Provided data:
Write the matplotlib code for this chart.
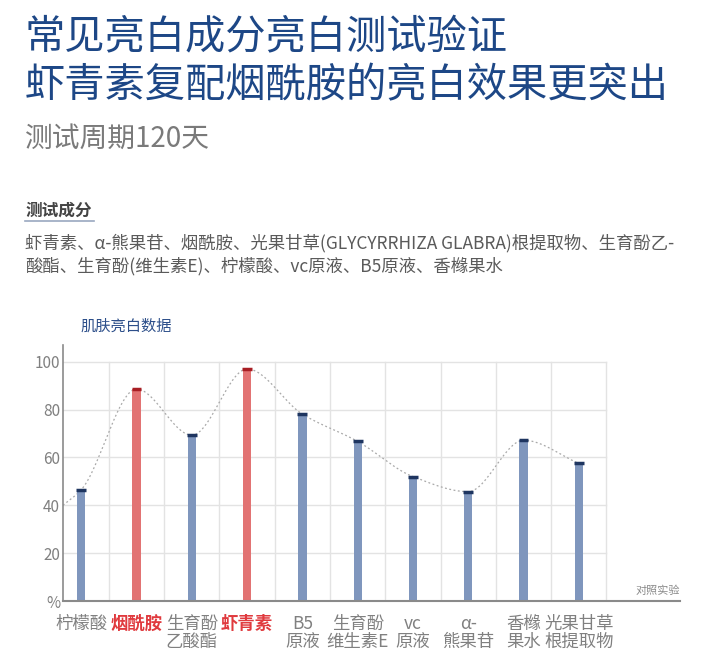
import numpy as np
import matplotlib
matplotlib.use("Agg")
import matplotlib.pyplot as plt

plt.rcParams['font.family'] = ['Noto Sans CJK SC', 'DejaVu Sans']

# data
labels = ['柠檬酸', '烟酰胺', '生育酚\n乙酸酯', '虾青素', 'B5\n原液', '生育酚\n维生素E',
          'vc\n原液', 'α-\n熊果苷', '香橼\n果水', '光果甘草\n根提取物']
values = [46.5, 88.6, 69.3, 97.0, 78.1, 66.7, 52.0, 45.7, 67.2, 57.5]
highlight = [False, True, False, True, False, False, False, False, False, False]
curve_start = 40
yticks = [0, 20, 40, 60, 80, 100]
ytick_labels = ['%', '20', '40', '60', '80', '100']

title_lines = ['常见亮白成分亮白测试验证', '虾青素复配烟酰胺的亮白效果更突出']
subtitle = '测试周期120天'
section = '测试成分'
body = ['虾青素、α-熊果苷、烟酰胺、光果甘草(GLYCYRRHIZA GLABRA)根提取物、生育酚乙-',
        '酸酯、生育酚(维生素E)、柠檬酸、vc原液、B5原液、香橼果水']

BLUE = '#7f96bd'
BLUE_CAP = '#1e3560'
RED = '#e27373'
RED_CAP = '#a81e24'
TITLE_C = '#1d4786'
GRAY = '#808080'


def pchip(x, y, xs):
    # monotone cubic (flat at local extremes)
    x = np.asarray(x, float)
    y = np.asarray(y, float)
    h = np.diff(x)
    d = np.diff(y) / h
    m = np.zeros_like(y)
    m[0], m[-1] = d[0], d[-1]
    for k in range(1, len(y) - 1):
        if d[k - 1] * d[k] > 0:
            w1 = 2 * h[k] + h[k - 1]
            w2 = h[k] + 2 * h[k - 1]
            m[k] = (w1 + w2) / (w1 / d[k - 1] + w2 / d[k])
    out = []
    for xv in xs:
        k = min(np.searchsorted(x, xv, side='right') - 1, len(h) - 1)
        t = (xv - x[k]) / h[k]
        h00 = 2 * t**3 - 3 * t**2 + 1
        h10 = t**3 - 2 * t**2 + t
        h01 = -2 * t**3 + 3 * t**2
        h11 = t**3 - t**2
        out.append(h00 * y[k] + h10 * h[k] * m[k] + h01 * y[k + 1] + h11 * h[k] * m[k + 1])
    return np.array(out)


fig = plt.figure(figsize=(7.2, 6.72), dpi=100)

# header texts
fig.text(25 / 720, 1 - 38 / 672, title_lines[0], fontsize=29, color=TITLE_C, va='center')
fig.text(25 / 720, 1 - 86 / 672, title_lines[1], fontsize=29, color=TITLE_C, va='center')
fig.text(25 / 720, 1 - 139 / 672, subtitle, fontsize=20, color='#7a7a7a', va='center')
fig.text(25 / 720, 1 - 211 / 672, section, fontsize=12, color='#444444',
         va='center', fontweight='bold')
fig.add_artist(plt.Line2D([25 / 720, 94 / 720], [1 - 221 / 672] * 2, color='#9aa8c0', lw=1.2))
fig.text(25 / 720, 1 - 243 / 672, body[0], fontsize=12.5, color='#5a5a5a', va='center')
fig.text(25 / 720, 1 - 266 / 672, body[1], fontsize=12.5, color='#5a5a5a', va='center')
fig.text(80 / 720, 1 - 326 / 672, '肌肤亮白数据', fontsize=11, color='#2d4f8a', va='center')

# chart
ax = fig.add_axes([63 / 720, 1 - 601 / 672, (680 - 63) / 720, (601 - 345) / 672])
x = np.arange(len(values))
xl, xr = -0.33, 10.83
ax.set_xlim(xl, xr)
ax.set_ylim(0, 107)

for v in yticks:
    ax.plot([xl, 9.5], [v, v], color='#e3e3e3', lw=1, zorder=0)
for g in np.arange(0.5, 10, 1):
    ax.plot([g, g], [0, 100], color='#e3e3e3', lw=1, zorder=0)

colors = [RED if h else BLUE for h in highlight]
caps = [RED_CAP if h else BLUE_CAP for h in highlight]
ax.bar(x, values, width=0.15, color=colors, zorder=2)
ax.scatter(x, values, marker='_', s=50, c=caps, linewidths=2.5, zorder=3)

cx = np.concatenate([[xl], x])
cy = np.concatenate([[curve_start], values])
xs = np.linspace(xl, x[-1], 400)
ax.plot(xs, pchip(cx, cy, xs), color='#a9a9a9', lw=0.9, ls=(0, (1.5, 2)), zorder=1)

for s in ['top', 'right']:
    ax.spines[s].set_visible(False)
ax.spines['left'].set_color('#8a8a8a')
ax.spines['bottom'].set_color('#8a8a8a')
ax.spines['left'].set_linewidth(1.2)
ax.spines['bottom'].set_linewidth(1.5)

ax.set_yticks(yticks)
ax.set_yticklabels(ytick_labels, fontsize=11, color=GRAY)
ax.tick_params(axis='y', length=0, pad=2)
ax.set_xticks(x)
ax.set_xticklabels(labels, fontsize=12.5, color=GRAY, linespacing=1.0, va='top')
ax.tick_params(axis='x', length=0, pad=10)
for t, h in zip(ax.get_xticklabels(), highlight):
    if h:
        t.set_color('#e03a3e')
        t.set_fontweight('bold')

ax.text(xr, 2, '对照实验', fontsize=8, color='#8a8a8a', ha='right', va='bottom')

fig.savefig('out.png', dpi=100)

What is needed:
Look at the listing and set down only the lines from its start through the line with "GRAY = '#808080'", word for word and without pictures.

Solution to this task:
Write the matplotlib code for this chart.
import numpy as np
import matplotlib
matplotlib.use("Agg")
import matplotlib.pyplot as plt

plt.rcParams['font.family'] = ['Noto Sans CJK SC', 'DejaVu Sans']

# data
labels = ['柠檬酸', '烟酰胺', '生育酚\n乙酸酯', '虾青素', 'B5\n原液', '生育酚\n维生素E',
          'vc\n原液', 'α-\n熊果苷', '香橼\n果水', '光果甘草\n根提取物']
values = [46.5, 88.6, 69.3, 97.0, 78.1, 66.7, 52.0, 45.7, 67.2, 57.5]
highlight = [False, True, False, True, False, False, False, False, False, False]
curve_start = 40
yticks = [0, 20, 40, 60, 80, 100]
ytick_labels = ['%', '20', '40', '60', '80', '100']

title_lines = ['常见亮白成分亮白测试验证', '虾青素复配烟酰胺的亮白效果更突出']
subtitle = '测试周期120天'
section = '测试成分'
body = ['虾青素、α-熊果苷、烟酰胺、光果甘草(GLYCYRRHIZA GLABRA)根提取物、生育酚乙-',
        '酸酯、生育酚(维生素E)、柠檬酸、vc原液、B5原液、香橼果水']

BLUE = '#7f96bd'
BLUE_CAP = '#1e3560'
RED = '#e27373'
RED_CAP = '#a81e24'
TITLE_C = '#1d4786'
GRAY = '#808080'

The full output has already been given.